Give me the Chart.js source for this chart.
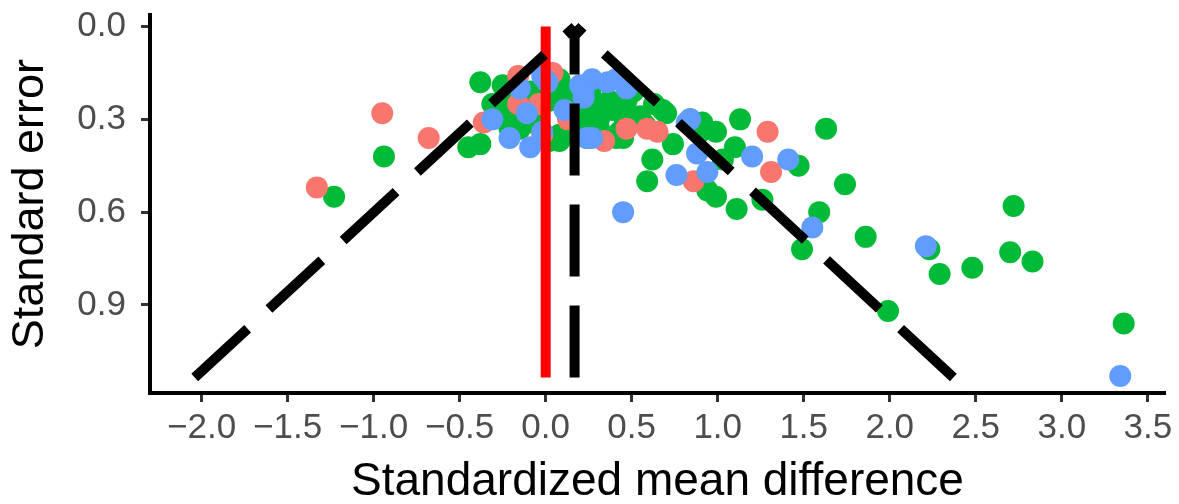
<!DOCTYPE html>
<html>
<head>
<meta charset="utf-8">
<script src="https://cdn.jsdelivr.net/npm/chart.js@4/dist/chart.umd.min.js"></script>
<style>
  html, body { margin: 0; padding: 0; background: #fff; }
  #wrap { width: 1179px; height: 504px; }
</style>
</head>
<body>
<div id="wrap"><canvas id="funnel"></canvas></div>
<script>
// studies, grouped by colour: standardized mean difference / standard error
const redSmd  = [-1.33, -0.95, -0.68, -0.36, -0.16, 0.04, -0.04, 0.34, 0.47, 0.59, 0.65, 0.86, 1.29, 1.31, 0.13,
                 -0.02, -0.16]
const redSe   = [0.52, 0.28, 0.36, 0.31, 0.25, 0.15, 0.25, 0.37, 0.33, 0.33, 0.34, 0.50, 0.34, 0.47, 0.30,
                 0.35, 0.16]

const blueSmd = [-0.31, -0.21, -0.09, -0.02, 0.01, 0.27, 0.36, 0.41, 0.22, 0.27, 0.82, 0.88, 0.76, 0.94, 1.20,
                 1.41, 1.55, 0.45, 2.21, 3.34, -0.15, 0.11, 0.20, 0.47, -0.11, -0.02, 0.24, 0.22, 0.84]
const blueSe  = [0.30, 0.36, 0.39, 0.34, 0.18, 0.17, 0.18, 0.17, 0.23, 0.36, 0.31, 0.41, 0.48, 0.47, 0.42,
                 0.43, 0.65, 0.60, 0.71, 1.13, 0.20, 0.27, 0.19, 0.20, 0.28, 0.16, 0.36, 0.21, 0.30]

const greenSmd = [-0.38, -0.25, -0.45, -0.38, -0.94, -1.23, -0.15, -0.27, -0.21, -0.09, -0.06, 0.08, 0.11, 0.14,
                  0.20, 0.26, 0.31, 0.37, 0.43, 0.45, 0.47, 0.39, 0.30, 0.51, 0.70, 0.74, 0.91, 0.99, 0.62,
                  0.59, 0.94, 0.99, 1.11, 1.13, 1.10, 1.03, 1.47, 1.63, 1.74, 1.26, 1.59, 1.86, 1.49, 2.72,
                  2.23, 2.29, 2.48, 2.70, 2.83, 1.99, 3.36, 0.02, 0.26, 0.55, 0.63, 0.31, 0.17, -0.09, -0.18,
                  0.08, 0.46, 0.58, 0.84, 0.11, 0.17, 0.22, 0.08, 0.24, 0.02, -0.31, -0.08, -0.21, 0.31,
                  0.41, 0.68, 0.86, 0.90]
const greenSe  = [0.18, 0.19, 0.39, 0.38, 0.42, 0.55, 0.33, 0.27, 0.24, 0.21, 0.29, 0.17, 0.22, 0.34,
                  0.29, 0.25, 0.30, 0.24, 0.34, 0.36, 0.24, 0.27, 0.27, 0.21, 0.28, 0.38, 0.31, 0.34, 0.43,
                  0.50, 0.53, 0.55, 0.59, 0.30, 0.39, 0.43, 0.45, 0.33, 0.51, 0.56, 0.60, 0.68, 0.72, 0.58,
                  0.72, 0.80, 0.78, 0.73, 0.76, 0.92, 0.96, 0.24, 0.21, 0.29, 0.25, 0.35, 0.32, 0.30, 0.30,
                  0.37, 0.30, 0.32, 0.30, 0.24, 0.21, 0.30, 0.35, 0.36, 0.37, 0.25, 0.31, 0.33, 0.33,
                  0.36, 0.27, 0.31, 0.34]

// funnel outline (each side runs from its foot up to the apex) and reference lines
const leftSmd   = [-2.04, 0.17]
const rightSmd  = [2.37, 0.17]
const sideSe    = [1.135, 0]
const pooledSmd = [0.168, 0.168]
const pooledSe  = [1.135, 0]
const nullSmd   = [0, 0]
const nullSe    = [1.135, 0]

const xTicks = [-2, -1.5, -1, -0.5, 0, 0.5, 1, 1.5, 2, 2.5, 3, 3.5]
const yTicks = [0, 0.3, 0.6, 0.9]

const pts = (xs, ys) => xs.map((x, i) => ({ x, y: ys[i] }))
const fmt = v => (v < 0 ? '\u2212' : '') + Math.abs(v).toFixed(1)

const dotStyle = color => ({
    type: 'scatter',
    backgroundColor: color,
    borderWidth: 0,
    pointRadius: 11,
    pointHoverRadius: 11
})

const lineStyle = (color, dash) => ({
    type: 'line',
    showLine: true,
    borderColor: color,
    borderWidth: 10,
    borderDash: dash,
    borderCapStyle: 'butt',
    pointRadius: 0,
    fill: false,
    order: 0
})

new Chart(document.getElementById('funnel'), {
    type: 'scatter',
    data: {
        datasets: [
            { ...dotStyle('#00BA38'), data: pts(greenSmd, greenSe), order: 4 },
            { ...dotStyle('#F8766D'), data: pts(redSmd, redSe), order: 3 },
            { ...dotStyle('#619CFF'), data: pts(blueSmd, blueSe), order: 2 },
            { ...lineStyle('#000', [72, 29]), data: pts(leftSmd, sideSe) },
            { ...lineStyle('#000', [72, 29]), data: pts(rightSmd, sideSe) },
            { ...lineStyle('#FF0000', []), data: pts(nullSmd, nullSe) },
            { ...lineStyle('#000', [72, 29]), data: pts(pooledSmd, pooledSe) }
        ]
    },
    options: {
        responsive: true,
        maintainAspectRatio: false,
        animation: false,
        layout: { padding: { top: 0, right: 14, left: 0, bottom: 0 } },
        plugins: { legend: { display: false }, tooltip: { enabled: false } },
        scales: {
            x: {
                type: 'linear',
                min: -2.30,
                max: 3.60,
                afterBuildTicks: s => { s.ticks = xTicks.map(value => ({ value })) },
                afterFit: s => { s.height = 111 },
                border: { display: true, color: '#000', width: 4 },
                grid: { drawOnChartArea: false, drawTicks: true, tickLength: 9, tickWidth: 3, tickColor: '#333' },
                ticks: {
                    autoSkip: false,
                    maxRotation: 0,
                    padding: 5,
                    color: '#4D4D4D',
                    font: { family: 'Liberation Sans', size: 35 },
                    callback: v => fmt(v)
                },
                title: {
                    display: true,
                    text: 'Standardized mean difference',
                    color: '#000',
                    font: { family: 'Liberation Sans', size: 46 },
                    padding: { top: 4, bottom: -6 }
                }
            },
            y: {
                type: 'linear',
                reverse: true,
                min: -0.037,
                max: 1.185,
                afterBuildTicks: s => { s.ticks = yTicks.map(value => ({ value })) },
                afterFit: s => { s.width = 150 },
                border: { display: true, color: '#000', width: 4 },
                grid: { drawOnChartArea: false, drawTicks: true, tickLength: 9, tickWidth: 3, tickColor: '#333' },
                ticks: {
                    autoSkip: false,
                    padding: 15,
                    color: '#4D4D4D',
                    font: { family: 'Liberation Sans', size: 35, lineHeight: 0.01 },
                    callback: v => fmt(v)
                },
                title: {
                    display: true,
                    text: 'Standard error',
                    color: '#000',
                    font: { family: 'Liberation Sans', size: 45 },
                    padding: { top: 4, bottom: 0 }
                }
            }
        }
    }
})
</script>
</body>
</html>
——
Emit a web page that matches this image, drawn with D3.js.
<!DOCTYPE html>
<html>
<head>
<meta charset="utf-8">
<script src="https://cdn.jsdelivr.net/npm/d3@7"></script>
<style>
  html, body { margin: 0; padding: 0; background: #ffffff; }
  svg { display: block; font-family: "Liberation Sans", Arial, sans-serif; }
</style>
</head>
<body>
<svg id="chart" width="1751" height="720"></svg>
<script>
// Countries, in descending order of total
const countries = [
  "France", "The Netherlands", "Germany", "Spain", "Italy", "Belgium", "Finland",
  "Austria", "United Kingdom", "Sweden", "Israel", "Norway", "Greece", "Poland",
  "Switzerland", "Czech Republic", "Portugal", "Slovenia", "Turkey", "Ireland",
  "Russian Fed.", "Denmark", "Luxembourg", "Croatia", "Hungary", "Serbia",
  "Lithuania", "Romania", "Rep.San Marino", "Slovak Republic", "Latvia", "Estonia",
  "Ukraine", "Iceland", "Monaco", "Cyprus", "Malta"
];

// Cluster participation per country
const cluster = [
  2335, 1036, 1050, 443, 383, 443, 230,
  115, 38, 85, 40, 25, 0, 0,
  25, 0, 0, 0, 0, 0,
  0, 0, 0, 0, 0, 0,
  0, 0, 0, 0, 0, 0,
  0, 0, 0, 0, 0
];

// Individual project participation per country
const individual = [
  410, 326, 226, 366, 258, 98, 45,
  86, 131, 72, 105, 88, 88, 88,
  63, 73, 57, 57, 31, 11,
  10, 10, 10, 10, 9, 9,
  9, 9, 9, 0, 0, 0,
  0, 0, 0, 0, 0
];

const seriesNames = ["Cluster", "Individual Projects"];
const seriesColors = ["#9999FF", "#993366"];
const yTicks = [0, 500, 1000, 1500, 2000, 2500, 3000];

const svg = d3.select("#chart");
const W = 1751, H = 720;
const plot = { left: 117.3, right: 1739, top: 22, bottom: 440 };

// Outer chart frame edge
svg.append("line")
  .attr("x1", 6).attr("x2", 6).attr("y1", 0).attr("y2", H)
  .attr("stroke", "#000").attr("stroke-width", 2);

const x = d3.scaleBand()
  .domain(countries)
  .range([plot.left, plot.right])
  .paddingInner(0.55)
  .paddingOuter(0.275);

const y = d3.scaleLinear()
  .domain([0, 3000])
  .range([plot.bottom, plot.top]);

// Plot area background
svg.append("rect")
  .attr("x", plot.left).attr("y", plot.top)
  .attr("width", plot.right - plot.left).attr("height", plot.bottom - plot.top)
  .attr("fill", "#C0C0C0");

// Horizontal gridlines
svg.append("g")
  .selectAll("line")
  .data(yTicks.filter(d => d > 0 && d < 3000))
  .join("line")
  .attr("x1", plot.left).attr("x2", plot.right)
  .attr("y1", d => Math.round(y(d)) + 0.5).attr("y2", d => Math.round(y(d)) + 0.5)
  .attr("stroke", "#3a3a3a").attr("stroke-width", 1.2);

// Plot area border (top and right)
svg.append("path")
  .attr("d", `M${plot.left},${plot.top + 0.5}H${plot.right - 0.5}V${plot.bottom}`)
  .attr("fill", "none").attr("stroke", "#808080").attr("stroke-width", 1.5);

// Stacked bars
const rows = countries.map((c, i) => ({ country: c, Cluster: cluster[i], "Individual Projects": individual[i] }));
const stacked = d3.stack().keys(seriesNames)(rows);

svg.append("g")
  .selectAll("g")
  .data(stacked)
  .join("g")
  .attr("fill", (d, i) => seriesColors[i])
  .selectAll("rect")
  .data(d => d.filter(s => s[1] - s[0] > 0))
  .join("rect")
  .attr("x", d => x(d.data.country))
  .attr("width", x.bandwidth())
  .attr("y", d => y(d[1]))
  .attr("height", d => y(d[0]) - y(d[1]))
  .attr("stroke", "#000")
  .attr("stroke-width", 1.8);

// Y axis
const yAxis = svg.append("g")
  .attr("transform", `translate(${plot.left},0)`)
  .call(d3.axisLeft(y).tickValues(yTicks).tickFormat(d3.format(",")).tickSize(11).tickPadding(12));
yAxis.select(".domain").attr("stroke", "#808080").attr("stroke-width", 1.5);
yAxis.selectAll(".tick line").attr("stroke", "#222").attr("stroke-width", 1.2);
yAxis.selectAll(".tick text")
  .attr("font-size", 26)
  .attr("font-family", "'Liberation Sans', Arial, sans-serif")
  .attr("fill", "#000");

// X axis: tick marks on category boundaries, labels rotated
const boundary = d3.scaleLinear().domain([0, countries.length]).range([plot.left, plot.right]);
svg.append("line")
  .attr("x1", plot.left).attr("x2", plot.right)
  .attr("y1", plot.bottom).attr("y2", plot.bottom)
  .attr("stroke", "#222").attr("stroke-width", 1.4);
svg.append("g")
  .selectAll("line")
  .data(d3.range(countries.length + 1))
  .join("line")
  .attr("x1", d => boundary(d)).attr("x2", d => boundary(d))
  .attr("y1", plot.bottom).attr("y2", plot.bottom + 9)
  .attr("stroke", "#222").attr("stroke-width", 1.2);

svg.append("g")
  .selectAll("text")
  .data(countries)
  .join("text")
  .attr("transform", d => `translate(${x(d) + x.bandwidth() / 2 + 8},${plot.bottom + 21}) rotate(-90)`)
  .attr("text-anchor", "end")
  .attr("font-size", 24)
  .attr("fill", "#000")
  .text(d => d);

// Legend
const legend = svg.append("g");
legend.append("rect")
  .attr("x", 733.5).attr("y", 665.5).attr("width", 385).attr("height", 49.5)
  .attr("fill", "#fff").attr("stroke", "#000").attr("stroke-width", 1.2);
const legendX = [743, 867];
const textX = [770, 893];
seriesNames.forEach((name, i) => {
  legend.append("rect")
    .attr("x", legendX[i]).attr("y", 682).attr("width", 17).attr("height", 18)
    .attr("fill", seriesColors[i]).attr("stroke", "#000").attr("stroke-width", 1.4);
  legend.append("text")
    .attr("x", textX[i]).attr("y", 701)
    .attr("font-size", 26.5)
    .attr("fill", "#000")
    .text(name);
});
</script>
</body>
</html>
——
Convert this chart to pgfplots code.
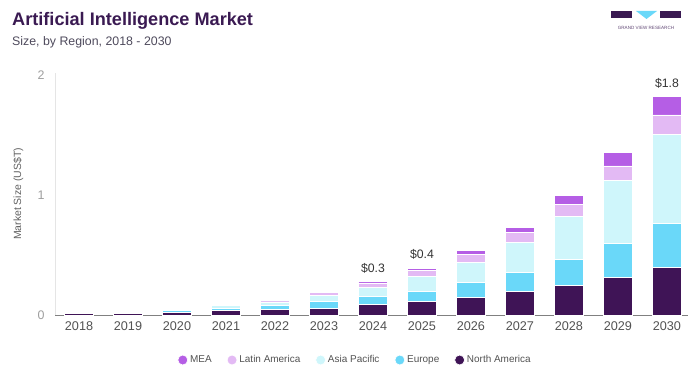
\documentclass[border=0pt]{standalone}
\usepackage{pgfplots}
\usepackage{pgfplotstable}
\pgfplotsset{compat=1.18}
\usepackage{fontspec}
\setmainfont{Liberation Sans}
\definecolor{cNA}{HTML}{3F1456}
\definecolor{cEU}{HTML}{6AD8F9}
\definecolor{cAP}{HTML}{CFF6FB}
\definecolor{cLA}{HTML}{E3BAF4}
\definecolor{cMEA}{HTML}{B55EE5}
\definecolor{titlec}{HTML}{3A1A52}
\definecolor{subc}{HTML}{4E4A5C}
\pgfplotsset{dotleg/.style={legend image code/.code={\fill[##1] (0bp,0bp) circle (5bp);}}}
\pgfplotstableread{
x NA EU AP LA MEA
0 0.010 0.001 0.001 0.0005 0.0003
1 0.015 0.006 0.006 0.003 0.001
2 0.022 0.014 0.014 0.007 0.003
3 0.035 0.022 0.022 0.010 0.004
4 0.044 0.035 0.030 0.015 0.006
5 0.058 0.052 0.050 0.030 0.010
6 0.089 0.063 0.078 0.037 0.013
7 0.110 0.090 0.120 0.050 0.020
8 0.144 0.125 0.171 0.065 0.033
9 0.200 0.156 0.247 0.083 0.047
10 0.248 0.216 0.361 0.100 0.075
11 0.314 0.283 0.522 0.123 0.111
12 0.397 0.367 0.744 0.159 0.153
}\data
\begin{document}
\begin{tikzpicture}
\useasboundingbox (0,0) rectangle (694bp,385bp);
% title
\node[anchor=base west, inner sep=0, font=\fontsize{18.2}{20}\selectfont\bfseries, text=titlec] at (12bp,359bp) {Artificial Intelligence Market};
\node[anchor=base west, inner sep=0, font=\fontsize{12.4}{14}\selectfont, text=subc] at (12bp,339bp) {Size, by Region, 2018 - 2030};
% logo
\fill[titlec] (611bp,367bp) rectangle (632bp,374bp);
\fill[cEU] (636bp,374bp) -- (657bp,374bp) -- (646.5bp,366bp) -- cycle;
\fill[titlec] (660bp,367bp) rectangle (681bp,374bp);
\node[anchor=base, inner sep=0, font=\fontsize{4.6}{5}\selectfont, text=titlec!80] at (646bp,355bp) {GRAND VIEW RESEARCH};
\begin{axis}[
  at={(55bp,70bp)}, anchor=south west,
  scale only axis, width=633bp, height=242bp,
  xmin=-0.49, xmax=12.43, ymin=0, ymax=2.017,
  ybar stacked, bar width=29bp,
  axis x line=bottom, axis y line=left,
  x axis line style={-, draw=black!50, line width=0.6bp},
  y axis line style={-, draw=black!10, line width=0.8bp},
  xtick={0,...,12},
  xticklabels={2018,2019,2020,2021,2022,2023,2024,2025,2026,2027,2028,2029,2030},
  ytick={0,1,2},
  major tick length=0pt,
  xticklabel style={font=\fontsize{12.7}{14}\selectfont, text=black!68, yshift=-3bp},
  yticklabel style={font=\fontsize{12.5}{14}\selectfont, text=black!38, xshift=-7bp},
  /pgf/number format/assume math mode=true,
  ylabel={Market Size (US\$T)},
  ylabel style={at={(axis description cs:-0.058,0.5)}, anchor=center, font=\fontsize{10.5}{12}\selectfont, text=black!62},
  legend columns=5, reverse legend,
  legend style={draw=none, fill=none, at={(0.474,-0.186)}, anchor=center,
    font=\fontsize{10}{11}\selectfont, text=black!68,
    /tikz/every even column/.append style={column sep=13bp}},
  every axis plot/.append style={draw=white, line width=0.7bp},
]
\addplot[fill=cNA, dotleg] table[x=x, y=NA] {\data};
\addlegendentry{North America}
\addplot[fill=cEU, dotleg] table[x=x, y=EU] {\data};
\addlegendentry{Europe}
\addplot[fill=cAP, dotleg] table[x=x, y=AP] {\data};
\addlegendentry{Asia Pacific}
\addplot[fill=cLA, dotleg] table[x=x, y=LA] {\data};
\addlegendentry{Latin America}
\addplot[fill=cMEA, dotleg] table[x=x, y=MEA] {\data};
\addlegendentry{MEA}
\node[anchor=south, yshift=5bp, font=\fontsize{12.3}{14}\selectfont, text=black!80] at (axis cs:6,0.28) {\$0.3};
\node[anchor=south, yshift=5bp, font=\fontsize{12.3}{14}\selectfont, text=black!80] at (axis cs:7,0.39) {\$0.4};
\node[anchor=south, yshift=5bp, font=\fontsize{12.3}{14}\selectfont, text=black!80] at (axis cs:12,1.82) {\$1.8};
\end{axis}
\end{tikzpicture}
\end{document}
——
§ EXERCISE INSTRUCTIONS: From the listing above, repeat only the lines between the line containing "Give me the Chart.js source for this chart." and the line containing "0.36, 0.21, 0.30]", those two included. Pictures are not part of the copy.

§ EXPECTED ANSWER:
Give me the Chart.js source for this chart.
<!DOCTYPE html>
<html>
<head>
<meta charset="utf-8">
<script src="https://cdn.jsdelivr.net/npm/chart.js@4/dist/chart.umd.min.js"></script>
<style>
  html, body { margin: 0; padding: 0; background: #fff; }
  #wrap { width: 1179px; height: 504px; }
</style>
</head>
<body>
<div id="wrap"><canvas id="funnel"></canvas></div>
<script>
// studies, grouped by colour: standardized mean difference / standard error
const redSmd  = [-1.33, -0.95, -0.68, -0.36, -0.16, 0.04, -0.04, 0.34, 0.47, 0.59, 0.65, 0.86, 1.29, 1.31, 0.13,
                 -0.02, -0.16]
const redSe   = [0.52, 0.28, 0.36, 0.31, 0.25, 0.15, 0.25, 0.37, 0.33, 0.33, 0.34, 0.50, 0.34, 0.47, 0.30,
                 0.35, 0.16]

const blueSmd = [-0.31, -0.21, -0.09, -0.02, 0.01, 0.27, 0.36, 0.41, 0.22, 0.27, 0.82, 0.88, 0.76, 0.94, 1.20,
                 1.41, 1.55, 0.45, 2.21, 3.34, -0.15, 0.11, 0.20, 0.47, -0.11, -0.02, 0.24, 0.22, 0.84]
const blueSe  = [0.30, 0.36, 0.39, 0.34, 0.18, 0.17, 0.18, 0.17, 0.23, 0.36, 0.31, 0.41, 0.48, 0.47, 0.42,
                 0.43, 0.65, 0.60, 0.71, 1.13, 0.20, 0.27, 0.19, 0.20, 0.28, 0.16, 0.36, 0.21, 0.30]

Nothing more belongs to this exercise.